- VIENNA (Reuters) - A few hours and a simple internet
search was all it took for U.N. inspectors to realize documents backing
U.S. and British claims that Iraq had revived its nuclear program were
crude fakes, a U.N. official said.
- Speaking to Reuters on condition of anonymity, a senior
official from the U.N. nuclear agency who saw the documents offered as
evidence that Iraq tried to buy 500 tons of uranium from Niger, described
one as so badly forged his "jaw dropped.''
- "When (U.N. experts) started to look at them, after
a few hours of going at it with a critical eye things started to pop out,''
the official said, adding a more thorough investigation used up "resources,
time and energy we could have devoted elsewhere.''
- The United States first made the allegation that Iraq
had revived its nuclear program last fall when the CIA warned that Baghdad
``could make a nuclear weapon within a year'' if it acquired uranium. President
Bush found the proof credible enough to add it to his State of the Union
speech in January.
- The International Atomic Energy Agency (IAEA) official
said the charge Iraq sought the uranium was to be the "stake in the
heart'' of Baghdad and "would have been as close to a smoking gun
as you could get'' because Iraq could only want it for weapons.
- OBVIOUS FAKES
- Once the IAEA got the documents -- which took months
-- French nuclear scientist Jacques Bautes, head of the U.N. Iraq Nuclear
Verification office, quickly saw they were fakes.

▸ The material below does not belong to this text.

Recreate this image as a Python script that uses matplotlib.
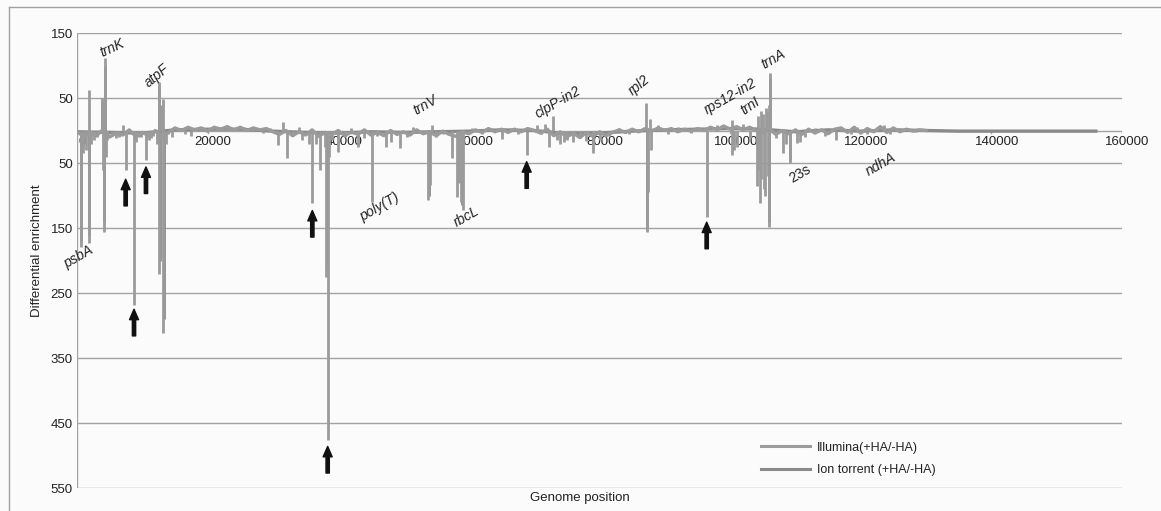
import matplotlib
matplotlib.use('Agg')
import matplotlib.pyplot as plt
from matplotlib.lines import Line2D
from matplotlib.ticker import FixedLocator, FuncFormatter

plt.rcParams['font.family'] = ['Liberation Sans', 'DejaVu Sans']

# ---------------- data ----------------
x_ticks = [0, 20000, 40000, 60000, 80000, 100000, 120000, 140000, 160000]
y_ticks = [150, 50, -50, -150, -250, -350, -450, -550]

illumina_base_pos = list(range(0, 130001, 1000))
illumina_base_val = [-2, -9, -3, -8, 2, -10, -4, -7, 1, -9, -3, -8, 0, -10, -3,
                     4, 0, 5, 1, 4, -1, 5, 2, 6, 1, 5, 0, 4, 1, 3, -2,
                     -6, 0, -8, -2, -7, 1, -9, -3, -6, 0, -8, -2, -6, 1, -7, -3, -8, 0, -6,
                     -2, -7, 1, -5, -2, -8, -1, -6, -9, -2, -5,
                     1, -3, 3, -2, 2, -3, 2, -2, 3, 0,
                     -4, 2, -8, -2, -10, -4, -11, -3, -9, -2, -8, -3,
                     1, -3, 2, -2, 3, -1, 4, 0, 3, -2, 2, -1, 3, 0,
                     5, 1, 7, 2, 6, 1, 5, 0,
                     -4, 2, -6, 0, -5, 1, -6, 2, -4, 1, -5, 2,
                     4, -3, 5, -4, 3, -2, 6, -3, 4, -2,
                     2, -1, 1, 0]

illumina_spike_pos = [560, 900, 1400, 1840, 1840, 2200, 3800, 3900, 4000, 4100, 4180, 4290,
                      4400, 4600, 6000, 7450, 8730, 9500, 10560, 11300, 12200, 12600, 12600,
                      12900, 13220, 13220, 13600, 14500, 30820, 31590, 32200, 34500, 35500,
                      36030, 36600, 37200, 38000, 38200, 38380, 38600, 40010, 43070, 45120,
                      47260, 49450, 53800, 54100, 54400, 57460, 58130, 58500, 58800, 59050,
                      65020, 68850, 71650, 72320, 72930, 73500, 74500, 79050, 87100, 87250,
                      87400, 87700, 87900, 96410, 100240, 100240, 100600, 104060, 104200,
                      104300, 104500, 104700, 104800, 105000, 105200, 105400, 105500, 105600,
                      105800, 105950, 106000, 106100, 108100, 109170, 110190, 110700, 116200,
                      1200, 2600, 3000, 5400, 6500, 7000, 9000, 9800, 11000, 11600, 14000,
                      15500, 16500, 17500, 19000, 21500, 23000, 25500, 27000, 28500, 29500,
                      33000, 34000, 39000, 41000, 42000, 44000, 46000, 48000, 50500, 51500,
                      55000, 56000, 60500, 62000, 63500, 66500, 67500, 70500, 71000, 74000,
                      75000, 76000, 77000, 78000, 80000, 81500, 83000, 84500, 89000, 90500,
                      92000, 94000, 98000, 101000, 102000, 103000, 107000, 108500, 111500,
                      113000, 114500, 117000, 118500, 119500, 121000, 122500, 123500, 124500,
                      126000, 127500, 128500]
illumina_spike_val = [-179, -35, -30, -173, 62, -20, 50, 45, -60, -77, -156, 111,
                      -40, -15, -12, -61, -268, -10, -45, -12, -20, 75, -220,
                      40, 48, -312, -20, -10, -22, 13, -42, -15, -20,
                      -112, -20, -61, -25, -225, -476, -40, -33, -26, -110,
                      -26, -27, -107, -84, 8, -43, -102, -80, -110, -122,
                      -13, -38, 10, -25, 22, -15, -18, -35, 42, -156,
                      -94, 18, -30, -133, 16, -38, -30, -86, -60,
                      23, -112, -75, 30, 25, -90, -100, 34, 28,
                      -70, -148, 40, 88, -35, -50, -19, -17, -15,
                      -12, -15, -10, -8, -10, 8, -18, -10, -14, -8, -6,
                      4, -5, -8, 5, 6, 4, 5, 6, -4, 4,
                      -8, 5, -14, -10, 4, -12, -8, -18, -10, 6,
                      -10, -6, 4, -6, 4, 4, -5, 8, -6, -20,
                      -14, -18, -12, -16, -14, -8, 4, -6, 8, -5,
                      5, -4, 8, -25, 10, -12, -12, -20, -10,
                      4, -8, 5, -6, 5, -6, 6, 8, -5,
                      4, 3, -3]

ion_base_pos = [0, 5000, 10000, 15000, 20000, 25000, 30000, 35000, 40000, 45000,
                50000, 55000, 60000, 65000, 70000, 75000, 80000, 85000, 90000, 95000,
                100000, 105000, 110000, 115000, 120000, 125000, 130000, 135000, 140000,
                145000, 150000, 156000]
ion_base_val = [-2, -3, -4, 1, 2, 2, -1, -3, -4, -2,
                -3, -2, -1, 1, 0, -5, -4, -1, 1, 2,
                3, 2, -2, 1, -1, 1, 0, -1, -1,
                -1, -1, -1]
ion_spike_pos = [600, 1900, 4150, 4300, 12550, 12650, 13250, 38250, 53900, 58900,
                 87300, 105900, 106050, 109200]
ion_spike_val = [-170, -160, -140, 100, 70, -200, -290, -210, -100, -115,
                 -150, -140, 80, -45]

gene_names = ['trnK', 'atpF', 'psbA', 'poly(T)', 'trnV', 'rbcL', 'clpP-in2', 'rpl2',
              'rps12-in2', 'trnI', 'trnA', '23s', 'ndhA']
gene_x = [5400, 12300, 300, 46400, 53300, 59600, 73600, 86000, 100000, 103100, 106600,
          110700, 123100]
gene_y = [127, 85, -195, -118, 39, -132, 43, 70, 52, 37, 110, -67, -52]

arrow_x = [7450, 10560, 8730, 36030, 38380, 68850, 96410]
arrow_tip = [-75, -56, -275, -123, -486, -48, -141]

# ---------------- figure ----------------
W, H = 1161, 511
fig = plt.figure(figsize=(W / 100, H / 100), dpi=100, facecolor='#fbfbfb')
ax = fig.add_axes([77 / W, 1 - 488 / H, (1122 - 77) / W, (488 - 33) / H])
ax.set_facecolor('none')
ax.set_xlim(0, 160000)
ax.set_ylim(-550, 150)
for s in ax.spines.values():
    s.set_visible(False)

grid_c = '#a3a3a3'
for yv in y_ticks:
    ax.axhline(yv, color=grid_c, lw=1.0, zorder=1)
ax.axvline(0, color=grid_c, lw=1.0, zorder=1)
ax.axhline(0, color=grid_c, lw=1.0, zorder=1)

ax.yaxis.set_major_locator(FixedLocator(y_ticks))
ax.yaxis.set_major_formatter(FuncFormatter(lambda v, p: f'{abs(int(v))}'))
ax.tick_params(axis='y', length=0, pad=3, labelsize=9.5, labelcolor='#222222')
ax.set_xticks([])

for xt in x_ticks:
    ax.annotate(f'{xt}', xy=(xt, 0), xytext=(4, -8.5), textcoords='offset points',
                ha='center', va='center', fontsize=9.5, color='#222222')
    ax.plot([xt, xt], [0, -4], color=grid_c, lw=1.0, zorder=1)

ill_c = '#9b9b9b'
ion_c = '#8a8a8a'
ax.vlines(ion_spike_pos, 0, ion_spike_val, color=ion_c, lw=2.0, zorder=3)
ax.plot(ion_base_pos, ion_base_val, color=ion_c, lw=2.4, zorder=3,
        label='Ion torrent (+HA/-HA)')
ax.vlines(illumina_spike_pos, 0, illumina_spike_val, color=ill_c, lw=2.0, zorder=4)
ax.plot(illumina_base_pos, illumina_base_val, color=ill_c, lw=2.4, zorder=4,
        label='Illumina(+HA/-HA)')

rot = {'trnK': 25, 'atpF': 40, 'rpl2': 40, 'trnI': 35}
for name, gx, gy in zip(gene_names, gene_x, gene_y):
    style = 'normal' if name == '23s' else 'italic'
    ax.text(gx, gy, name, rotation=rot.get(name, 30), ha='center', va='center',
            fontsize=10, style=style, color='#222222', rotation_mode='anchor', zorder=6)

for axx, tip in zip(arrow_x, arrow_tip):
    ax.annotate('', xy=(axx, tip), xytext=(axx, tip - 41),
                arrowprops=dict(width=2.4, headwidth=6.5, headlength=7.5,
                                color='#111111', shrink=0), zorder=7)

handles, labels = ax.get_legend_handles_labels()
order = [labels.index('Illumina(+HA/-HA)'), labels.index('Ion torrent (+HA/-HA)')]
leg = ax.legend([handles[i] for i in order], [labels[i] for i in order],
                loc='center left', bbox_to_anchor=(761 / W, 1 - 459 / H),
                bbox_transform=fig.transFigure, frameon=False, fontsize=9,
                handlelength=3.9, handletextpad=0.6, labelspacing=0.85, borderpad=0,
                borderaxespad=0)
for t in leg.get_texts():
    t.set_color('#222222')
for ln in leg.get_lines():
    ln.set_linewidth(2.2)

fig.text(37 / W, 1 - 251 / H, 'Differential enrichment', rotation=90, ha='center',
         va='center', fontsize=9.5, color='#222222')
fig.text(580 / W, 1 - 498 / H, 'Genome position', ha='center', va='center',
         fontsize=9.5, color='#222222')

fig.add_artist(Line2D([9 / W, 1], [1 - 7 / H, 1 - 7 / H], color='#a0a0a0', lw=1.0,
                      transform=fig.transFigure))
fig.add_artist(Line2D([9 / W, 9 / W], [0, 1 - 7 / H], color='#a0a0a0', lw=1.0,
                      transform=fig.transFigure))

fig.savefig('out.png', dpi=100, facecolor=fig.get_facecolor())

- Two documents were particularly bad. The first was a
letter from the president of Niger which referred to his authority under
the 1965 constitution. That constitution has been defunct for nearly four
years, the official said.
- There were other problems with the letter, including
an unsuccessful forgery of the president's signature.
- "It doesn't even look close to the signature of
the president. I'm not a (handwriting) expert but when I looked at it my
jaw dropped,'' the official said.
- Another letter about uranium dated October 2000 purportedly
came from Niger's foreign minister and was signed by a Mr. Alle Elhadj
Habibou, who has not been foreign minister since 1989.
- To make matters worse, the letterhead was out of date
and referred to Niger's ``Supreme Military Council'' from the pre-1999
era -- which would be like calling Russia the Soviet Union.
- After determining the documents were fakes, the IAEA
had a group of international forensics experts -- including people from
the U.S and Britain -- verify their findings. The panel unanimously agreed
with the IAEA.
- "We don't know who did it,'' the official said,
adding that it would be easy to come up with a long list of groups and
states which would like to malign the present Iraqi regime.
- The IAEA asked the U.S. and Britain if they had any other
evidence backing the claim that Iraq tried to buy uranium. The answer was
- IAEA chief Mohamed ElBaradei informed the U.N. Security
Council in early March that the Niger proof was fake and that three months
with 218 inspections at 141 sites had produced ``no evidence or plausible
indication'' Iraq had a nuclear program.
- But last week Vice President Dick Cheney repeated the
U.S. position and said that ElBaradei was wrong about Iraq.
- "We know (Iraqi President Saddam Hussein) has been
absolutely devoted to trying to acquire nuclear weapons, and we believe
he has in fact reconstituted nuclear weapons,'' he said.